▶ _TASK INSTRUCTIONS_:
Set the lines down again exactly, first line through the line that contains "const chart = echarts.init(document.getElementById('chart'));", with no pictures.

---

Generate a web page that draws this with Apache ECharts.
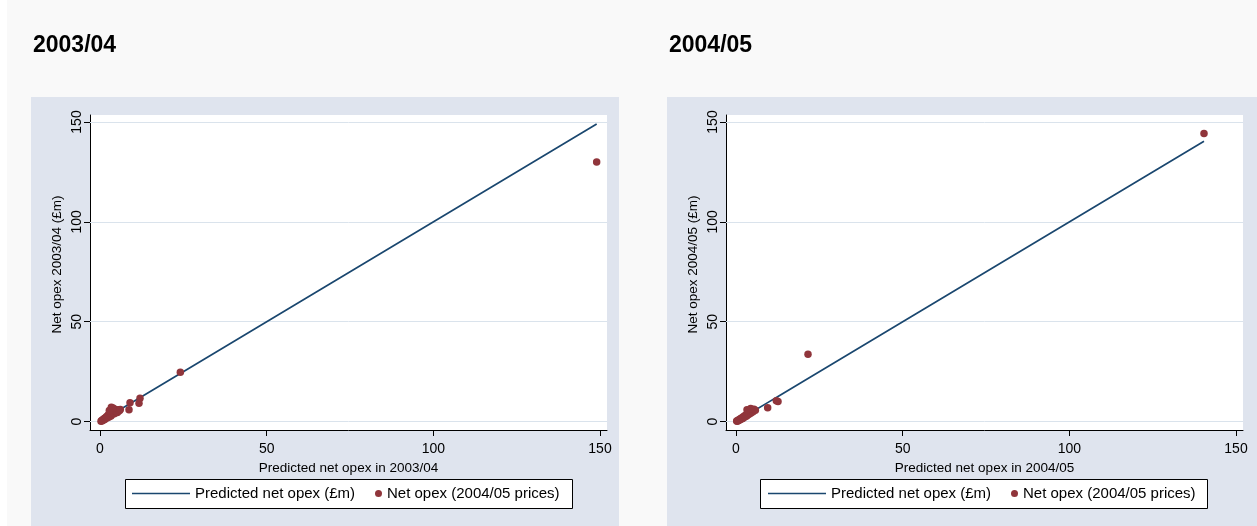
<!DOCTYPE html>
<html>
<head>
<meta charset="utf-8">
<script src="https://cdn.jsdelivr.net/npm/echarts@6/dist/echarts.min.js"></script>
<style>
    html, body { margin: 0; padding: 0; background: #f9f9f9; }
    #chart { width: 1257px; height: 526px; }
</style>
</head>
<body>
<div id="chart"></div>
<script>
// panel labels
const panelTitles = ['2003/04', '2004/05'];
const xAxisNames = ['Predicted net opex in 2003/04', 'Predicted net opex in 2004/05'];
const yAxisNames = ['Net opex 2003/04 (£m)', 'Net opex 2004/05 (£m)'];
const tickValues = [0, 50, 100, 150];
const lineName = 'Predicted net opex (£m)';
const pointName = 'Net opex (2004/05 prices)';

// 2003/04: predicted vs actual (£m)
const predicted0304 = [0.3, 0.5, 0.7, 0.9, 1.0, 1.2, 1.4, 1.5, 1.7, 1.9, 2.0, 2.2, 2.4, 2.5, 2.7, 2.9, 3.0, 3.2, 3.3, 3.5,
    3.6, 3.8, 4.0, 4.1, 4.3, 4.5, 4.7, 5.0, 5.2, 5.5, 5.8, 6.1, 3.4, 3.9, 2.8, 9.0, 8.7, 12.0, 11.7, 24.1, 149.0];
const actual0304 = [0.2, 0.6, 0.4, 1.1, 0.8, 1.4, 1.0, 1.8, 1.5, 2.2, 2.6, 1.9, 2.9, 3.4, 2.3, 3.8, 3.1, 4.2, 2.8, 4.6,
    3.7, 5.0, 4.3, 5.6, 3.9, 6.2, 4.8, 5.2, 4.6, 5.9, 5.4, 6.1, 7.2, 6.8, 5.5, 9.5, 5.9, 11.7, 9.2, 24.7, 130.0];

// 2004/05: predicted vs actual (£m)
const predicted0405 = [0.2, 0.4, 0.6, 0.8, 1.0, 1.2, 1.4, 1.6, 1.8, 2.0, 2.2, 2.4, 2.6, 2.8, 3.0, 3.2, 3.4, 3.6, 3.8, 4.0,
    4.2, 4.5, 4.8, 5.1, 5.4, 5.8, 3.3, 4.4, 9.5, 12.1, 12.6, 21.6, 140.4];
const actual0405 = [0.3, 0.2, 0.7, 0.6, 1.1, 0.9, 1.5, 1.3, 1.9, 1.6, 2.4, 2.0, 2.9, 2.5, 3.3, 2.8, 3.9, 3.4, 4.4, 3.8,
    5.0, 4.3, 5.6, 4.9, 6.2, 5.7, 6.0, 6.6, 7.0, 10.4, 10.1, 33.7, 144.2];

const FONT = 'Liberation Sans, Arial, sans-serif';
const NAVY = '#1a476f';
const MAROON = '#90353b';
const GRIDLINE = '#dae3ec';
const PANEL_BG = '#dfe4ee';

const chart = echarts.init(document.getElementById('chart'));

const panels = [
    {pred: predicted0304, act: actual0304, dx: 0},
    {pred: predicted0405, act: actual0405, dx: 636}
];

const grid = [], xAxis = [], yAxis = [], series = [], title = [], legend = [];

panels.forEach((p, i) => {
    const dx = p.dx;
    grid.push({
        left: 90 + dx, top: 115, width: 517, height: 315,
        show: true, backgroundColor: '#fff', borderWidth: 0
    });
    xAxis.push({
        type: 'value', gridIndex: i, min: -3, max: 152.1,
        name: xAxisNames[i], nameLocation: 'middle', nameGap: 23,
        nameTextStyle: {color: '#000', fontSize: 13.5, fontFamily: FONT},
        axisLine: {show: true, onZero: false, lineStyle: {color: '#000', width: 1}},
        axisTick: {show: true, customValues: tickValues, length: 6, lineStyle: {color: '#000'}},
        axisLabel: {customValues: tickValues, margin: 12, color: '#000', fontSize: 14, fontFamily: FONT},
        splitLine: {show: false}
    });
    yAxis.push({
        type: 'value', gridIndex: i, min: -4.2, max: 153.5,
        name: yAxisNames[i], nameLocation: 'middle', nameGap: 26, nameRotate: 90,
        nameTextStyle: {color: '#000', fontSize: 13.5, fontFamily: FONT, padding: [0, 0, 0, 16]},
        axisLine: {show: true, onZero: false, lineStyle: {color: '#000', width: 1}},
        axisTick: {show: true, customValues: tickValues, length: 6, lineStyle: {color: '#000'}},
        axisLabel: {customValues: tickValues, rotate: 90, margin: 6, color: '#000', fontSize: 14, fontFamily: FONT},
        splitLine: {show: false}
    });

    const sorted = p.pred.slice().sort((a, b) => a - b);
    series.push({
        name: lineName, type: 'line', xAxisIndex: i, yAxisIndex: i,
        data: sorted.map(v => [v, v]),
        symbol: 'none', z: 3,
        lineStyle: {color: NAVY, width: 1.7},
        itemStyle: {color: NAVY},
        markLine: {
            silent: true, symbol: 'none', z: 1, animation: false,
            label: {show: false},
            lineStyle: {color: GRIDLINE, width: 1, type: 'solid'},
            data: tickValues.map(v => ({yAxis: v}))
        }
    });
    series.push({
        name: pointName, type: 'scatter', xAxisIndex: i, yAxisIndex: i,
        data: p.pred.map((v, k) => [v, p.act[k]]),
        symbolSize: 7.5, z: 5,
        itemStyle: {color: MAROON, opacity: 1}
    });

    title.push({
        text: panelTitles[i], left: 33 + dx, top: 34, padding: 0,
        textStyle: {fontSize: 23, fontWeight: 'bold', color: '#000', fontFamily: FONT}
    });
    legend.push({
        data: [{name: lineName, icon: 'rect'}], left: 132 + dx, top: 486, padding: 0,
        itemWidth: 58, itemHeight: 1.4, selectedMode: false,
        itemStyle: {color: NAVY, borderWidth: 0},
        textStyle: {fontSize: 15, color: '#000', fontFamily: FONT}
    });
    legend.push({
        data: [pointName], left: 375 + dx, top: 486, padding: 0,
        itemWidth: 7, itemHeight: 7, selectedMode: false,
        textStyle: {fontSize: 15, color: '#000', fontFamily: FONT}
    });
});

const option = {
    animation: false,
    title: title,
    legend: legend,
    grid: grid,
    xAxis: xAxis,
    yAxis: yAxis,
    series: series,
    graphic: [
        {type: 'rect', z: -20, shape: {x: 0, y: 0, width: 7, height: 526}, style: {fill: '#fff'}},
        {type: 'rect', z: -10, shape: {x: 31, y: 97, width: 588, height: 429}, style: {fill: PANEL_BG}},
        {type: 'rect', z: -10, shape: {x: 667, y: 97, width: 590, height: 429}, style: {fill: PANEL_BG}},
        {type: 'rect', z: 1, shape: {x: 125.5, y: 479.5, width: 447, height: 29}, style: {fill: '#fff', stroke: '#000', lineWidth: 1}},
        {type: 'rect', z: 1, shape: {x: 760.5, y: 479.5, width: 447, height: 29}, style: {fill: '#fff', stroke: '#000', lineWidth: 1}}
    ]
};

chart.setOption(option);
</script>
</body>
</html>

---

▶ _FULL SOLUTION_:
Generate a web page that draws this with Apache ECharts.
<!DOCTYPE html>
<html>
<head>
<meta charset="utf-8">
<script src="https://cdn.jsdelivr.net/npm/echarts@6/dist/echarts.min.js"></script>
<style>
    html, body { margin: 0; padding: 0; background: #f9f9f9; }
    #chart { width: 1257px; height: 526px; }
</style>
</head>
<body>
<div id="chart"></div>
<script>
// panel labels
const panelTitles = ['2003/04', '2004/05'];
const xAxisNames = ['Predicted net opex in 2003/04', 'Predicted net opex in 2004/05'];
const yAxisNames = ['Net opex 2003/04 (£m)', 'Net opex 2004/05 (£m)'];
const tickValues = [0, 50, 100, 150];
const lineName = 'Predicted net opex (£m)';
const pointName = 'Net opex (2004/05 prices)';

// 2003/04: predicted vs actual (£m)
const predicted0304 = [0.3, 0.5, 0.7, 0.9, 1.0, 1.2, 1.4, 1.5, 1.7, 1.9, 2.0, 2.2, 2.4, 2.5, 2.7, 2.9, 3.0, 3.2, 3.3, 3.5,
    3.6, 3.8, 4.0, 4.1, 4.3, 4.5, 4.7, 5.0, 5.2, 5.5, 5.8, 6.1, 3.4, 3.9, 2.8, 9.0, 8.7, 12.0, 11.7, 24.1, 149.0];
const actual0304 = [0.2, 0.6, 0.4, 1.1, 0.8, 1.4, 1.0, 1.8, 1.5, 2.2, 2.6, 1.9, 2.9, 3.4, 2.3, 3.8, 3.1, 4.2, 2.8, 4.6,
    3.7, 5.0, 4.3, 5.6, 3.9, 6.2, 4.8, 5.2, 4.6, 5.9, 5.4, 6.1, 7.2, 6.8, 5.5, 9.5, 5.9, 11.7, 9.2, 24.7, 130.0];

// 2004/05: predicted vs actual (£m)
const predicted0405 = [0.2, 0.4, 0.6, 0.8, 1.0, 1.2, 1.4, 1.6, 1.8, 2.0, 2.2, 2.4, 2.6, 2.8, 3.0, 3.2, 3.4, 3.6, 3.8, 4.0,
    4.2, 4.5, 4.8, 5.1, 5.4, 5.8, 3.3, 4.4, 9.5, 12.1, 12.6, 21.6, 140.4];
const actual0405 = [0.3, 0.2, 0.7, 0.6, 1.1, 0.9, 1.5, 1.3, 1.9, 1.6, 2.4, 2.0, 2.9, 2.5, 3.3, 2.8, 3.9, 3.4, 4.4, 3.8,
    5.0, 4.3, 5.6, 4.9, 6.2, 5.7, 6.0, 6.6, 7.0, 10.4, 10.1, 33.7, 144.2];

const FONT = 'Liberation Sans, Arial, sans-serif';
const NAVY = '#1a476f';
const MAROON = '#90353b';
const GRIDLINE = '#dae3ec';
const PANEL_BG = '#dfe4ee';

const chart = echarts.init(document.getElementById('chart'));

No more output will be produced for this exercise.